The Markit iTraxx Asia index of 40 investment-grade borrowers outside Japan advanced 1 basis point to 152 as of 8:29 a.m. in Hong Kong, Royal Bank of Scotland Group Plc. prices show. The gauge is poised for its highest close since Aug. 3, according to data provider CMA. It is down from 159 on July 31.

The Markit iTraxx Japan index rose 1 basis point to 201 as of 9:19 a.m. in Tokyo, Deutsche Bank AG prices show. The measure was up about 16 basis points this month and is set for its highest close since Aug. 7, according to CMA, which is owned by McGraw-Hill Cos. and compiles prices quoted by dealers in the privately negotiated market.

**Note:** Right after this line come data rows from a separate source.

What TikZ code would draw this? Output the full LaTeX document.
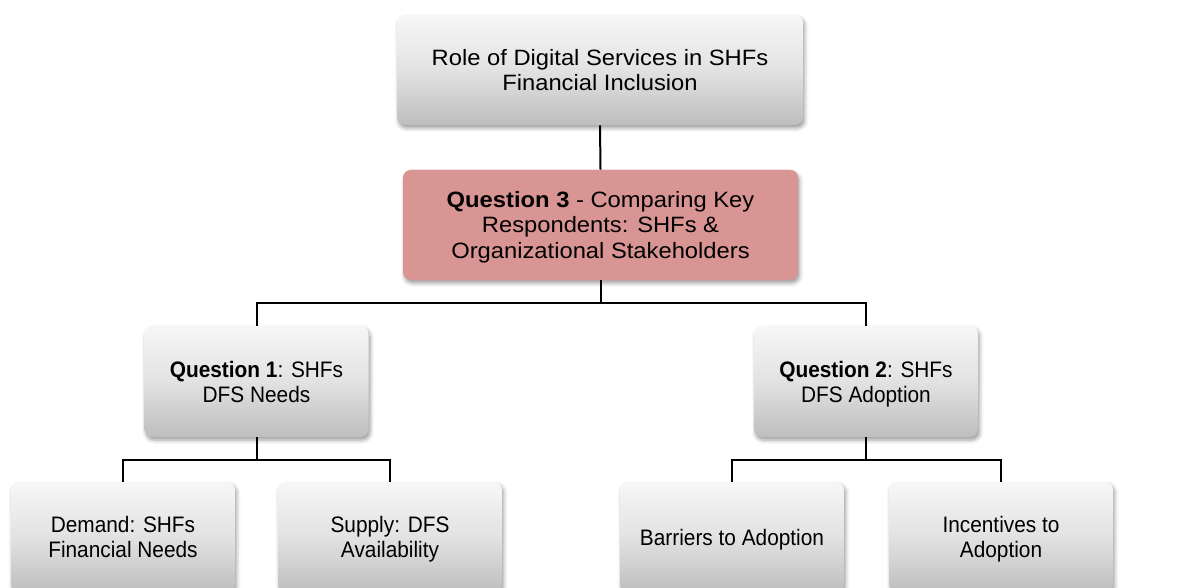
\documentclass[tikz,border=0pt]{standalone}
\usepackage{fontspec}
\setmainfont{Liberation Sans}
\newfontfamily\lowfont[FakeStretch=0.93]{Liberation Sans}
\newfontfamily\topfont[FakeStretch=1.07]{Liberation Sans}
\usetikzlibrary{shadows.blur}
\definecolor{boxtop}{HTML}{F7F7F7}
\definecolor{boxmid}{HTML}{E2E2E2}
\definecolor{boxbot}{HTML}{BEBEBE}
\definecolor{qred}{HTML}{D99594}
\newcommand\ts{\rule[-3.75pt]{0pt}{15.5pt}}
\begin{document}
\begin{tikzpicture}[x=0.5pt,y=-0.5pt,
  box/.style={rounded corners=4pt, top color=boxtop, bottom color=boxbot, middle color=boxmid,
    blur shadow={shadow xshift=0.8pt, shadow yshift=-1.5pt, shadow blur radius=2pt, shadow opacity=40},
    align=center, font=\lowfont\fontsize{11.2}{12.5}\selectfont, inner sep=0pt,
    minimum width=112pt, minimum height=55pt},
  bigbox/.style={box, font=\topfont\fontsize{11.1}{12.5}\selectfont},
  redbox/.style={bigbox, fill=qred, top color=qred, bottom color=qred, middle color=qred},
  link/.style={draw=black, line width=1pt}]
\useasboundingbox (0,0) rectangle (1177,588);
\clip (0,0) rectangle (1177,588);
\node[bigbox, minimum width=203pt] (top) at (600,70) {\ts Role of Digital Services in SHFs\\Financial Inclusion\strut};
\node[redbox, minimum width=197.5pt] (q3) at (600.5,225) {\ts\textbf{Question 3} - Comparing Key\\Respondents: SHFs \&\\Organizational Stakeholders\strut};
\node[box, minimum height=55.5pt] (q1) at (256.5,381.5) {\ts\textbf{Question 1}: SHFs\\DFS Needs\strut};
\node[box, minimum height=55.5pt] (q2) at (866,381.5) {\ts\textbf{Question 2}: SHFs\\DFS Adoption\strut};
\node[box] (dem) at (123,537) {\ts Demand: SHFs\\Financial Needs\strut};
\node[box] (sup) at (390,537) {\ts Supply: DFS\\Availability\strut};
\node[box] (bar) at (732,537) {\ts Barriers to Adoption\strut};
\node[box] (inc) at (1001,537) {\ts Incentives to\\Adoption\strut};
\draw[link] (top.south) -- (q3.north);
\draw[link] (q3.south) -- ++(0,23) -| (q1.north);
\draw[link] (q3.south) -- ++(0,23) -| (q2.north);
\draw[link] (q1.south) -- ++(0,23) -| (dem.north);
\draw[link] (q1.south) -- ++(0,23) -| (sup.north);
\draw[link] (q2.south) -- ++(0,23) -| (bar.north);
\draw[link] (q2.south) -- ++(0,23) -| (inc.north);
\end{tikzpicture}
\end{document}
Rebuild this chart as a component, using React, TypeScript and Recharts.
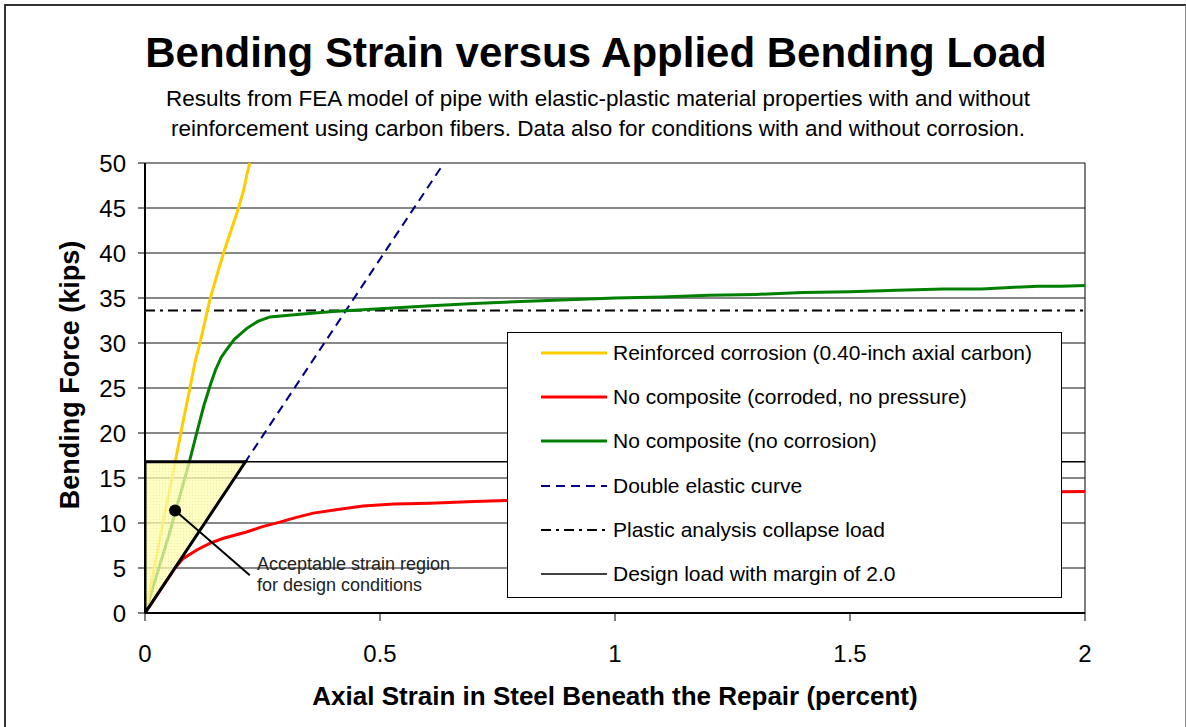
import React from "react";
import {
  Area,
  CartesianGrid,
  ComposedChart,
  Legend,
  Line,
  ReferenceDot,
  ReferenceLine,
  XAxis,
  YAxis,
} from "recharts";

// strain (percent), force (kips)
const reinforcedCorrosion: [number, number][] = [
  [0, 0], [0.02, 5], [0.04, 10.5], [0.064, 16.7], [0.08, 21], [0.096, 25.1],
  [0.107, 28], [0.117, 30], [0.128, 32.5], [0.138, 34.8], [0.15, 37],
  [0.167, 40], [0.185, 42.8], [0.199, 45], [0.21, 47], [0.218, 49], [0.223, 50],
];

const corrodedNoPressure: [number, number][] = [
  [0, 0], [0.064, 5], [0.08, 6], [0.11, 7], [0.14, 7.8], [0.167, 8.3],
  [0.216, 9], [0.25, 9.6], [0.287, 10.1], [0.32, 10.6], [0.358, 11.1],
  [0.41, 11.5], [0.464, 11.9], [0.53, 12.1], [0.606, 12.2], [0.7, 12.4],
  [0.77, 12.5], [1.0, 12.8], [1.3, 13.1], [1.6, 13.3], [1.9, 13.45], [2.0, 13.5],
];

const noCorrosion: [number, number][] = [
  [0, 0], [0.05, 8.5], [0.094, 16.7], [0.11, 20], [0.125, 23], [0.14, 25.5],
  [0.15, 27], [0.162, 28.4], [0.174, 29.3], [0.19, 30.4], [0.216, 31.6], [0.24, 32.4],
  [0.266, 32.9], [0.33, 33.2], [0.4, 33.5], [0.5, 33.8], [0.6, 34.1],
  [0.7, 34.4], [0.8, 34.6], [0.9, 34.8], [1.0, 35.0], [1.1, 35.1], [1.2, 35.3],
  [1.3, 35.4], [1.4, 35.6], [1.5, 35.7], [1.6, 35.85], [1.7, 36.0],
  [1.78, 36.0], [1.85, 36.2], [1.9, 36.3], [1.95, 36.3], [2.0, 36.4],
];

const doubleElastic: [number, number][] = [[0, 0], [0.636, 50]];

const collapseLoad = 33.6;
const designLoad = 16.8;
const designStrain = 0.2137;

const acceptableRegion: [number, number][] = [
  [0, designLoad], [0, 0], [designStrain, designLoad], [0, designLoad],
];

const annotationPoint = { x: 0.064, y: 11.4 };
const annotationTail = { x: 0.223, y: 4.2 };
const annotationText = ["Acceptable strain region", "for design conditions"];

const xTicks = [0, 0.5, 1, 1.5, 2];
const yTicks = [0, 5, 10, 15, 20, 25, 30, 35, 40, 45, 50];

const legendLabels = [
  "Reinforced corrosion (0.40-inch axial carbon)",
  "No composite (corroded, no pressure)",
  "No composite (no corrosion)",
  "Double elastic curve",
  "Plastic analysis collapse load",
  "Design load with margin of 2.0",
];

const title = "Bending Strain versus Applied Bending Load";
const subtitle = [
  "Results from FEA model of pipe with elastic-plastic material properties with and without",
  "reinforcement using carbon fibers. Data also for conditions with and without corrosion.",
];

const pts = (a: [number, number][]) => a.map(([x, y]) => ({ x, y }));

const colors = {
  yellow: "#FFCC00",
  red: "#FF0000",
  green: "#008000",
  navy: "#000080",
  black: "#000000",
};

const legendStyles = [
  { stroke: colors.yellow, width: 3, dash: undefined },
  { stroke: colors.red, width: 3, dash: undefined },
  { stroke: colors.green, width: 3, dash: undefined },
  { stroke: colors.navy, width: 2, dash: "9 6" },
  { stroke: colors.black, width: 2, dash: "10 5 3 5" },
  { stroke: colors.black, width: 1.5, dash: undefined },
];

function LegendBox() {
  return (
    <div
      style={{
        position: "relative",
        width: 555,
        height: 266,
        border: "1px solid #000",
        background: "#fff",
        boxSizing: "border-box",
      }}
    >
      {legendLabels.map((label, i) => {
        const s = legendStyles[i];
        return (
          <div
            key={label}
            style={{
              position: "absolute",
              left: 33,
              top: 20 + i * 44.2 - 12,
              height: 24,
              display: "flex",
              alignItems: "center",
              whiteSpace: "nowrap",
            }}
          >
            <svg width={72} height={24}>
              <line x1={0} x2={66} y1={12} y2={12} stroke={s.stroke} strokeWidth={s.width} strokeDasharray={s.dash} />
            </svg>
            <span style={{ fontSize: 21, color: "#000" }}>{label}</span>
          </div>
        );
      })}
    </div>
  );
}

export default function App() {
  return (
    <div
      style={{
        position: "absolute",
        left: 0,
        top: 0,
        width: 1186,
        height: 727,
        overflow: "hidden",
        background: "#fff",
        fontFamily: "'Liberation Sans', Arial, sans-serif",
      }}
    >
      <div
        style={{
          position: "absolute",
          left: 4,
          top: 4,
          width: 1179,
          height: 760,
          borderTop: "2px solid #333",
          borderLeft: "2px solid #333",
          borderRight: "1px solid #888",
        }}
      />
      <div
        style={{
          position: "absolute",
          left: 0,
          width: 1192,
          top: 32,
          textAlign: "center",
          fontSize: 42,
          lineHeight: "42px",
          fontWeight: "bold",
          color: "#000",
        }}
      >
        {title}
      </div>
      <div
        style={{
          position: "absolute",
          left: 0,
          width: 1196,
          top: 84,
          textAlign: "center",
          fontSize: 22.5,
          lineHeight: "30px",
          color: "#000",
        }}
      >
        {subtitle.map((s) => (
          <div key={s}>{s}</div>
        ))}
      </div>

      <div style={{ position: "absolute", left: 0, top: 0 }}>
        <ComposedChart width={1186} height={727} margin={{ top: 163, right: 101, bottom: 0, left: 0 }}>
          <defs>
            <pattern id="hatch" width="3" height="3" patternUnits="userSpaceOnUse">
              <rect width="3" height="3" fill="#FFFFB0" />
              <rect width="1" height="1" fill="#E8E890" />
            </pattern>
          </defs>
          <CartesianGrid stroke="#111" strokeWidth={1} vertical={false} />
          <XAxis
            dataKey="x"
            type="number"
            domain={[0, 2]}
            ticks={xTicks}
            allowDataOverflow
            height={114}
            tickSize={8}
            tickMargin={24}
            tick={{ fill: "#000", fontSize: 24 }}
            axisLine={{ stroke: "#000", strokeWidth: 2 }}
            tickLine={{ stroke: "#000" }}
            label={{
              value: "Axial Strain in Steel Beneath the Repair (percent)",
              position: "center",
              dy: 26,
              fill: "#000",
              fontSize: 26,
              fontWeight: "bold",
            }}
          />
          <YAxis
            type="number"
            domain={[0, 50]}
            ticks={yTicks}
            allowDataOverflow
            width={145}
            tickSize={7}
            tickMargin={12}
            tick={{ fill: "#000", fontSize: 24 }}
            axisLine={{ stroke: "#000", strokeWidth: 2 }}
            tickLine={{ stroke: "#000" }}
            label={{
              value: "Bending Force (kips)",
              angle: -90,
              position: "center",
              dx: -3,
              dy: -13,
              fill: "#000",
              fontSize: 27,
              fontWeight: "bold",
            }}
          />
          <ReferenceLine x={2} stroke="#000" strokeWidth={1} />
          <ReferenceLine y={designLoad} stroke="#000" strokeWidth={1.5} />
          <ReferenceLine y={collapseLoad} stroke="#000" strokeWidth={2} strokeDasharray="10 5 3 5" />
          <Line
            data={pts(doubleElastic)}
            dataKey="y"
            stroke={colors.navy}
            strokeWidth={2}
            strokeDasharray="9 6"
            dot={false}
            isAnimationActive={false}
          />
          <Line
            data={pts(corrodedNoPressure)}
            dataKey="y"
            stroke={colors.red}
            strokeWidth={3}
            dot={false}
            isAnimationActive={false}
          />
          <Line
            data={pts(noCorrosion)}
            dataKey="y"
            stroke={colors.green}
            strokeWidth={3}
            dot={false}
            isAnimationActive={false}
          />
          <Line
            data={pts(reinforcedCorrosion)}
            dataKey="y"
            stroke={colors.yellow}
            strokeWidth={3}
            dot={false}
            isAnimationActive={false}
          />
          <Area
            data={[
              { x: 0, r: [0, designLoad] },
              { x: designStrain, r: [designLoad, designLoad] },
            ]}
            dataKey="r"
            type="linear"
            stroke="none"
            fill="url(#hatch)"
            fillOpacity={0.75}
            zIndex={450}
            isAnimationActive={false}
          />
          <Line
            data={pts(acceptableRegion)}
            dataKey="y"
            stroke="#000"
            strokeWidth={3}
            dot={false}
            zIndex={460}
            isAnimationActive={false}
          />
          <ReferenceLine
            segment={[annotationPoint, annotationTail]}
            stroke="#000"
            strokeWidth={2}
            zIndex={470}
          />
          <ReferenceDot
            x={annotationPoint.x}
            y={annotationPoint.y}
            r={6}
            fill="#000"
            stroke="none"
            zIndex={480}
          />
          <Legend
            layout="horizontal"
            verticalAlign="middle"
            content={() => <LegendBox />}
            wrapperStyle={{ left: 507, top: 332, width: 556, height: 267 }}
          />
        </ComposedChart>
      </div>

      <div
        style={{
          position: "absolute",
          left: 257,
          top: 554,
          fontSize: 18,
          lineHeight: "21px",
          color: "#222",
          whiteSpace: "nowrap",
        }}
      >
        {annotationText.map((t) => (
          <div key={t}>{t}</div>
        ))}
      </div>
    </div>
  );
}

The Markit iTraxx Australia index climbed 1 basis point to 160 as of 10:14 a.m. in Sydney, National Australia Bank Ltd. (NAB) prices show. The benchmark has jumped 12 basis points in the past week and has traded between 148 and 168 this month, CMA prices show.

Credit-default swap indexes are benchmarks for insuring bonds against default and traders use them to speculate on credit quality. A drop signals improving perceptions of creditworthiness, while an increase suggests the opposite.

The swap contracts pay the buyer face value in exchange for the underlying securities if a borrower fails to meet its debt agreements. A basis point is 0.01 percentage point.